■ EXERCISE INSTRUCTIONS ■
Exactly as written, write out the lines below from the first to the one containing "const yStep = 500;", inclusive. Pictures do not belong in the copy.

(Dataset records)
┌──
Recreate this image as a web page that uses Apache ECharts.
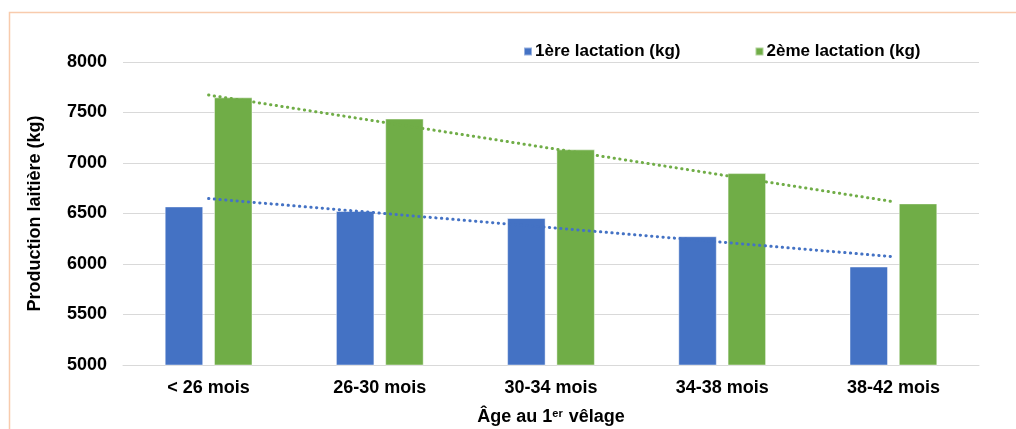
<!DOCTYPE html>
<html>
<head>
<meta charset="utf-8">
<script src="https://cdn.jsdelivr.net/npm/echarts@6/dist/echarts.min.js"></script>
<style>
  html, body { margin: 0; padding: 0; background: #ffffff; }
  #chart { width: 1016px; height: 429px; }
</style>
</head>
<body>
<div id="chart"></div>
<script>
// Age groups at first calving
const categories = ['< 26 mois', '26-30 mois', '30-34 mois', '34-38 mois', '38-42 mois'];

// Milk production per lactation (kg)
const firstLactation = [6570, 6525, 6455, 6275, 5975];
const secondLactation = [7650, 7440, 7135, 6900, 6600];

// Linear trend lines: values at the first and last age group
const firstTrend = [6648, null, null, null, 6072];
const secondTrend = [7673, null, null, null, 6617];

// Value axis ticks
const yMin = 5000;
const yMax = 8000;
const yStep = 500;

const seriesNames = ['1ère lactation (kg)', '2ème lactation (kg)'];

const BLUE = '#4472C4';
const GREEN = '#70AD47';
const FONT = '"Liberation Sans", Arial, sans-serif';

const chart = echarts.init(document.getElementById('chart'), null, { renderer: 'canvas' });

chart.setOption({
  animation: false,
  backgroundColor: '#ffffff',
  textStyle: { fontFamily: FONT },
  graphic: [{
    type: 'rect',
    shape: { x: 9.5, y: 12.5, width: 1040, height: 450 },
    style: { fill: 'none', stroke: '#F8CBAD', lineWidth: 1.5 },
    silent: true,
    z: -1
  }],
  legend: {
    data: seriesNames,
    left: 518,
    top: 38,
    itemWidth: 8,
    itemHeight: 8,
    itemGap: 74,
    icon: 'rect',
    textStyle: { fontFamily: FONT, fontSize: 17, fontWeight: 'bold', color: '#000000', padding: [0, 0, 0, -2] }
  },
  grid: { left: 123, right: 37, top: 62, bottom: 64, outerBoundsMode: 'none', containLabel: false },
  xAxis: {
    type: 'category',
    data: categories,
    axisLine: { show: true, lineStyle: { color: '#D9D9D9', width: 1 } },
    axisTick: { show: false },
    axisLabel: { color: '#000000', fontSize: 18, fontWeight: 'bold', fontFamily: FONT, margin: 14 },
    name: 'Âge au 1{sup|er} vêlage',
    nameLocation: 'middle',
    nameGap: 43,
    nameTextStyle: {
      color: '#000000', fontSize: 18, fontWeight: 'bold', fontFamily: FONT,
      rich: {
        sup: { fontSize: 11, fontWeight: 'bold', fontFamily: FONT, color: '#000000', verticalAlign: 'top', padding: [0, 1, 8, 0] }
      }
    }
  },
  yAxis: {
    type: 'value',
    min: yMin,
    max: yMax,
    interval: yStep,
    axisLine: { show: false },
    axisTick: { show: false },
    splitLine: { lineStyle: { color: '#D9D9D9', width: 1 } },
    axisLabel: {
      color: '#000000', fontSize: 18, fontWeight: 'bold', fontFamily: FONT, margin: 16,
      formatter: (v) => String(v)
    },
    name: 'Production laitière (kg)',
    nameLocation: 'middle',
    nameGap: 79,
    nameTextStyle: { color: '#000000', fontSize: 18, fontWeight: 'bold', fontFamily: FONT }
  },
  series: [
    {
      name: seriesNames[0],
      type: 'bar',
      data: firstLactation,
      barWidth: 38.5,
      barGap: '28%',
      itemStyle: { color: BLUE, borderColor: 'rgba(255,255,255,0.45)', borderWidth: 1 }
    },
    {
      name: seriesNames[1],
      type: 'bar',
      data: secondLactation,
      barWidth: 38.5,
      barGap: '28%',
      itemStyle: { color: GREEN, borderColor: 'rgba(255,255,255,0.45)', borderWidth: 1 }
    },
    {
      name: 'Tendance 1ère',
      type: 'line',
      data: firstTrend,
      connectNulls: true,
      symbol: 'none',
      z: 5,
      lineStyle: { color: BLUE, width: 3, type: [0.3, 5.4], cap: 'round' }
    },
    {
      name: 'Tendance 2ème',
      type: 'line',
      data: secondTrend,
      connectNulls: true,
      symbol: 'none',
      z: 5,
      lineStyle: { color: GREEN, width: 3, type: [0.3, 5.4], cap: 'round' }
    }
  ]
});
</script>
</body>
</html>
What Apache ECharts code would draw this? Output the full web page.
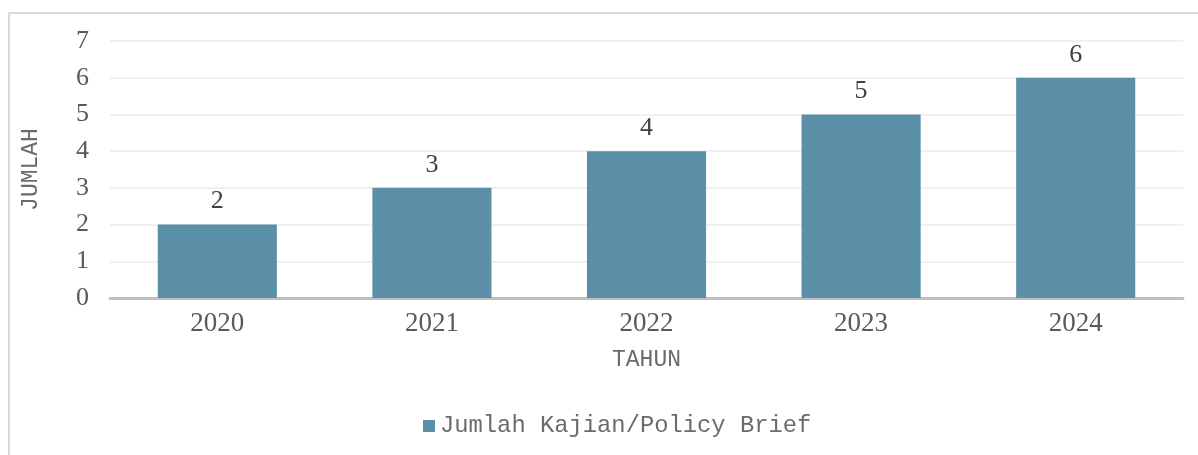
└──
■ SOLUTION TO THIS PROBLEM ■
Recreate this image as a web page that uses Apache ECharts.
<!DOCTYPE html>
<html>
<head>
<meta charset="utf-8">
<script src="https://cdn.jsdelivr.net/npm/echarts@6/dist/echarts.min.js"></script>
<style>
  html, body { margin: 0; padding: 0; background: #ffffff; }
  #chart { width: 1016px; height: 429px; }
</style>
</head>
<body>
<div id="chart"></div>
<script>
// Age groups at first calving
const categories = ['< 26 mois', '26-30 mois', '30-34 mois', '34-38 mois', '38-42 mois'];

// Milk production per lactation (kg)
const firstLactation = [6570, 6525, 6455, 6275, 5975];
const secondLactation = [7650, 7440, 7135, 6900, 6600];

// Linear trend lines: values at the first and last age group
const firstTrend = [6648, null, null, null, 6072];
const secondTrend = [7673, null, null, null, 6617];

// Value axis ticks
const yMin = 5000;
const yMax = 8000;
const yStep = 500;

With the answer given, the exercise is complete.